Errors arising from non-response, erroneous responses or interviewer mistakes are specific to questionnaire survey research. Errors from the inappropriate specification of cases, from biased case selection, from random sampling error or poor data capture techniques may arise in all kinds of research. Errors of different kinds will affect the record of variables or set memberships for each property in various ways and to different extents.
What researchers do in practice is, separately for each property, to focus on likely measurement error – discrepancies between the values recorded and the actual or ‘true’ values. The size of such error is usually unknown since the true value is unknown, but evidence from various sources can be gathered in order to estimate or evaluate the likelihood of such errors. Researchers focus on two aspects of such discrepancies: reliability and validity.
A measure is said to be reliable to the extent that it produces consistent results if repeat measures are taken. We expect bathroom scales to give us the same reading if we step on them several times in quick succession. If we cannot rely on the responses that a questionnaire item produces, then any analysis based on the question will be suspect. For a single-item question or a multi-item question (generating a derived measure) the measures can be retaken at a later date and the responses compared. Such test–retests give an indication of measure stability over time, but there are fairly key problems with this way of assessing reliability:
it may not be practical to re-administer a question at a later date;
it may be difficult to distinguish between real change and lack of reliability;
the administration of the first test may affect people’s answers the second time around;
how long to wait between tests;
what differences between measures count as ‘significant’.

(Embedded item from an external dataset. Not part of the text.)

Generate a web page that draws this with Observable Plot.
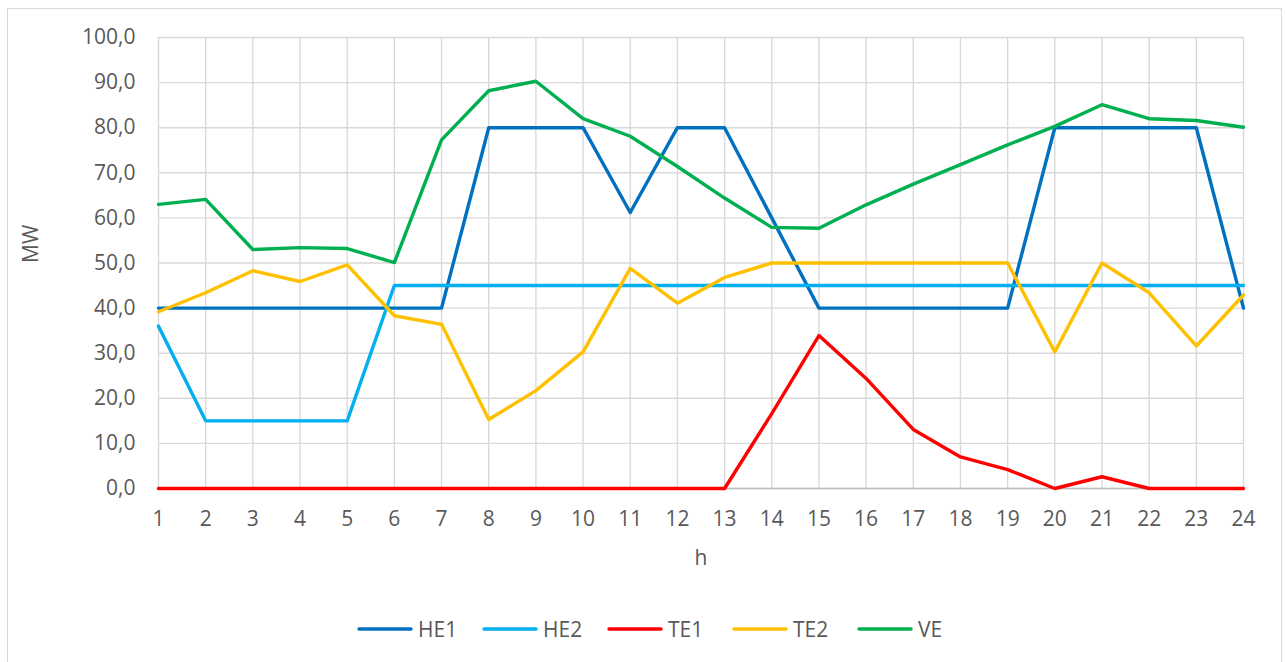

An alternative is to give respondents two different but equivalent measures on the same occasion. The extent to which the two measures covary can then be taken as a measure of reliability. The problem here is that it may be difficult to obtain truly equivalent tests. Even when they are possible, the result may be long and repetitive questionnaires. Another version of this equivalent measures test is the split-half test. This randomly splits the values on a single variable into two sets. A score for each case is then calculated for each half of the measure. If the measure is reliable, each half should give the same or similar results and across the cases the scores should correlate. The problem with this method is that there are several different ways in which the values can be split, each giving different results.

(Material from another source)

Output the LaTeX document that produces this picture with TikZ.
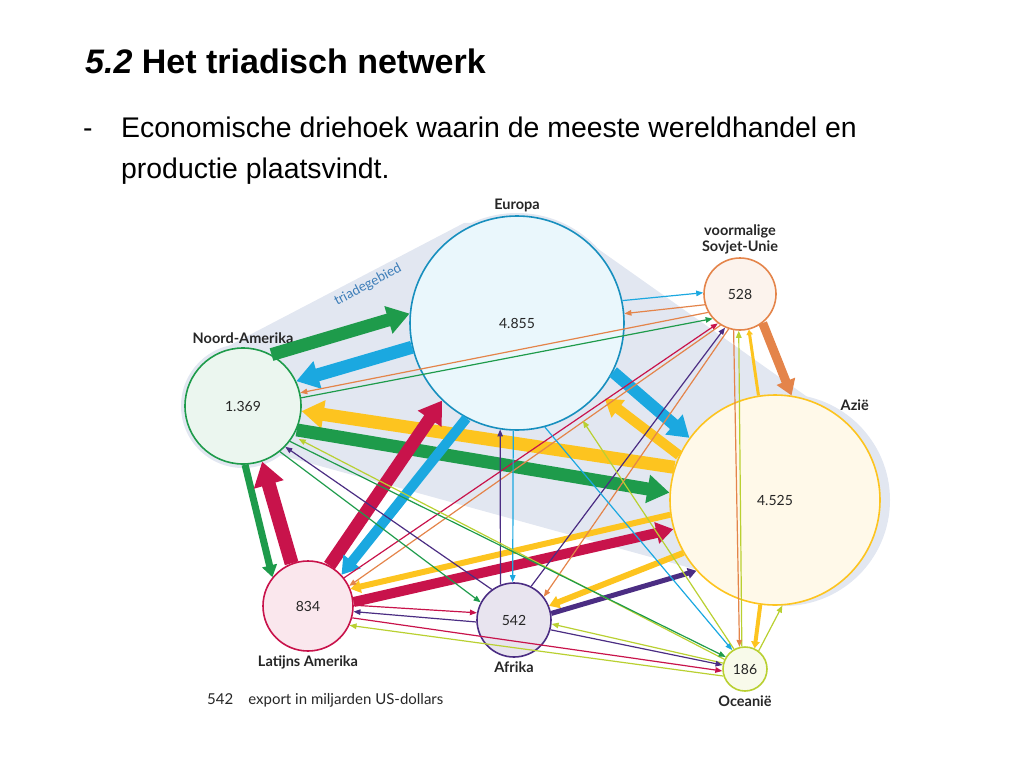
\documentclass[tikz,border=0pt]{standalone}
\usepackage{fontspec}
\setmainfont{Liberation Sans}
\newfontfamily\lato{Lato}
\usetikzlibrary{arrows.meta}
\definecolor{triade}{HTML}{E2E7F1}
\definecolor{groen}{HTML}{1E9B4B}
\definecolor{blauw}{HTML}{1BA8E0}
\definecolor{geel}{HTML}{FDC41F}
\definecolor{rood}{HTML}{C8134B}
\definecolor{oranje}{HTML}{E4844A}
\definecolor{paars}{HTML}{4B2D83}
\definecolor{geelgroen}{HTML}{B9D031}
\definecolor{tekstgrijs}{HTML}{262626}
\definecolor{triadetekst}{HTML}{3C7DB8}
\begin{document}
\begin{tikzpicture}[x=1pt, y=-1pt] % 1pt per pixel, y naar beneden
\tikzstyle{land} = [circle, draw, line width=1.6pt, inner sep=0pt, text=tekstgrijs, font=\lato\fontsize{14}{16}\selectfont] % cirkel van een regio
\tikzstyle{naam} = [text=tekstgrijs, align=center, font=\lato\bfseries\fontsize{14.5}{16}\selectfont] % naam bij de cirkel
\tikzstyle{regel} = [anchor=base west, inner sep=0pt, font=\fontsize{28.4}{34}\selectfont] % tekst van de dia
\tikzstyle{stroom} = [-{Triangle[length=0pt 1.7, width=0pt 2.1]}] % dikke pijl
\tikzstyle{lijn} = [line width=1.2pt, -{Triangle[length=7pt, width=5.5pt]}] % dunne pijl

\useasboundingbox (0,0) rectangle (1024,768);

% titel en tekst
\node[regel, font=\fontsize{34}{40}\selectfont\bfseries] (titel) at (85,74) {\textit{5.2} Het triadisch netwerk};
\node[regel] (streep) at (83,137) {-};
\node[regel] (regel1) at (121,137) {Economische driehoek waarin de meeste wereldhandel en};
\node[regel] (regel2) at (121,178) {productie plaatsvindt.};

% triadegebied
\fill[triade] (215,353) -- (464,223) -- (560,222) -- (847,425) -- (705,572) -- (280,455) -- cycle;
\fill[triade] (243,406) circle (62pt) (517,323) circle (110pt) (784,500) circle (106pt);
\node[rotate=28, text=triadetekst, font=\lato\fontsize{13.5}{16}\selectfont] (gebied) at (368,285) {triadegebied};

% regio's
\node[land, draw=blauw!85!black, fill=blauw!9, minimum size=214pt, label={[naam]above:Europa}] (eu) at (517,323) {4.855};
\node[land, draw=groen, fill=groen!9, minimum size=116pt, label={[naam]above:Noord-Amerika}] (na) at (243,406) {1.369};
\node[land, draw=oranje, fill=oranje!10, minimum size=72pt, label={[naam]above:voormalige\\Sovjet-Unie}] (su) at (740,294) {528};
\node[land, draw=geel, fill=geel!10, minimum size=210pt, label={[naam]54:Azië}] (az) at (775,500) {4.525};
\node[land, draw=rood, fill=rood!10, minimum size=90pt, label={[naam]below:Latijns Amerika}] (la) at (308,606) {834};
\node[land, draw=paars, fill=paars!13, minimum size=74pt, label={[naam]below:Afrika}] (af) at (514,620) {542};
\node[land, draw=geelgroen, fill=geelgroen!10, minimum size=44pt, label={[naam]below:Oceanië}] (oc) at (745,669) {186};

% dikke stromen
\draw[stroom, groen, line width=13pt] (na.61) -- (eu.175);
\draw[stroom, blauw, line width=13pt] (eu.193) -- (na.25);
\draw[stroom, geel, line width=13pt] (az.162) -- (na.-5);
\draw[stroom, groen, line width=13pt] (na.-24) -- (az.176);
\draw[stroom, blauw, line width=12pt] (eu.-27) -- (az.144);
\draw[stroom, geel, line width=10pt, shorten >=8pt] (az.155) -- (eu.-41);
\draw[stroom, oranje, line width=9pt] (su.-52) -- (az.81);
\draw[stroom, groen, line width=7pt] (na.-88) -- (la.141);
\draw[stroom, rood, line width=14pt] (la.111) -- (na.-71);
\draw[stroom, rood, line width=13pt] (la.62) -- (eu.226);
\draw[stroom, blauw, line width=10pt] (eu.242) -- (la.43);
\draw[stroom, rood, line width=10pt] (la.5) -- (az.196);
\draw[stroom, geel, line width=6pt] (az.188) -- (la.22);
\draw[stroom, geel, line width=6pt] (az.210) -- (af.22);
\draw[stroom, paars, line width=5pt] (af.10) -- (az.222);
\draw[stroom, geel, line width=4pt] (az.262) -- (oc.65);
\draw[stroom, geel, line width=3pt] (az.99) -- (su.-76);

% dunne stromen
\draw[lijn, geelgroen] (oc.53) -- (az.-86);
\draw[lijn, geelgroen] (oc.98) -- (su.-92);
\draw[lijn, oranje] (su.260) -- (oc.104);
\draw[lijn, blauw] (eu.12) -- (su.178);
\draw[lijn, oranje] (su.197) -- (eu.5);
\draw[lijn, oranje] (su.210) -- (na.13);
\draw[lijn, groen] (na.8) -- (su.222);
\draw[lijn, rood] (la.38) -- (su.233);
\draw[lijn, oranje] (su.238) -- (la.26);
\draw[lijn, paars] (af.63) -- (su.246);
\draw[lijn, oranje] (su.252) -- (af.38);
\draw[lijn, paars] (af.111) -- (eu.261);
\draw[lijn, blauw] (eu.268) -- (af.92);
\draw[lijn, blauw] (eu.-75) -- (oc.124);
\draw[lijn, geelgroen, shorten >=10pt] (oc.119) -- (eu.-56);
\draw[lijn, geelgroen, shorten >=6pt] (oc.155) -- (na.-31);
\draw[lijn, paars] (af.126) -- (na.-44);
\draw[lijn, groen] (na.-51) -- (af.152);
\draw[lijn, groen] (na.-37) -- (oc.148);
\draw[lijn, rood] (la.1) -- (af.169);
\draw[lijn, paars] (af.183) -- (la.-7);
\draw[lijn, geelgroen] (oc.198) -- (la.-25);
\draw[lijn, rood] (la.-15) -- (oc.185);
\draw[lijn, geelgroen] (oc.165) -- (af.-6);
\draw[lijn, paars] (af.-15) -- (oc.170);

% legenda
\node[anchor=west, inner sep=0pt, text=tekstgrijs, font=\lato\fontsize{15}{17}\selectfont] (legenda) at (207,700) {542\hspace{15pt}export in miljarden US-dollars};
\end{tikzpicture}
\end{document}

Where the measure taken is a multi-item scale, for example a summated rating scale, it is possible to review the internal consistency of the items. Internal consistency is a matter of the extent to which the items used to measure a concept ‘hang’ together. Ideally, all the items used in the scale should reflect some single underlying dimension; statistically this means that they should correlate one with another (the concept of correlation is taken up in detail in Chapter 5). An increasingly popular measure for establishing internal consistency is a coefficient developed in 1951 by Cronbach that he called alpha. Cronbach’s coefficient alpha takes the average correlation among the items and adjusts for the number of items. Reliable scales are ones with high average correlation and a relatively large number of items. The coefficient varies between zero for no reliability to one for maximum reliability. The result approximates taking all possible split halves, computing the correlation for each split and taking the average. It is therefore a superior measure to taking a single split-half measure. However, there has been some discussion over the interpretation of the results. This discussion is summarized in Box 1.1.
A record of a value for a case is said to be valid to the extent that it measures what it is intended to measure: in other words, the measure and the concept must be properly matched. Validity relates to the use that is made of the measure, so stepping on bathroom scales may be a valid measure of weight, but not of overall health. A reliable measure, furthermore, is not necessarily valid. Our bathroom scales may consistently over- or under-estimate our real weight (although they will still measure change). A valid measure, on the other hand, will, of course, be reliable.
There is no conclusive way of establishing validity. Sometimes it is possible to compare the results of a new measure with a more well-established one. The results of a device for measuring blood pressure at home might be compared with the results from a doctor’s more sophisticated equipment. This assumes, of course, that our GP’s results are valid. For many concepts in the social sciences there are few or no well-established measures. In this situation, researchers might focus on what is called ‘content’ or ‘face’ validity. The key to assessing content validity lies in reviewing the procedures that researchers use to develop the instrument. Is there a clear definition of the concept, perhaps relating this to how the concept has been defined in the past? Do the items that have been used to measure the concept adequately cover all the different aspects of the construct? Have the items been pruned and refined so that, for example, items that do not discriminate between respondents or cases are excluded, and any items that overlap to too great an extent with other items are avoided?
Another way of establishing validity is to assess the extent to which the measures produce the kind of results that would be expected on the basis of experience or well-established theories. Thus a measure of alienation might be expected to associate inversely with social class – the lower the class, the higher the alienation. If the two measures do indeed behave in this way, then this is evidence of what is often called construct validity. If they do not, the researcher may be unclear whether either or both measures are faulty or whether the relationship between the two measures is contrary to theoretical expectations. Conversely, the expectation might be that the two measures are unconnected and therefore should not correlate. If it turns out that they are indeed not correlated, then this is sometimes called discriminant validity.
Other more complex methods of measuring construct validity have been developed, such as multitrait–multimethod validity (Campbell and Fiske, 1959), pattern matching (Cook and Campbell, 1979) or factor analysis (see Chapter 6). Evidence of validity has to be argued for and may be gathered in a number of ways. No single way is likely to provide full evidence and even a combination of approaches is unlikely to constitute final proof.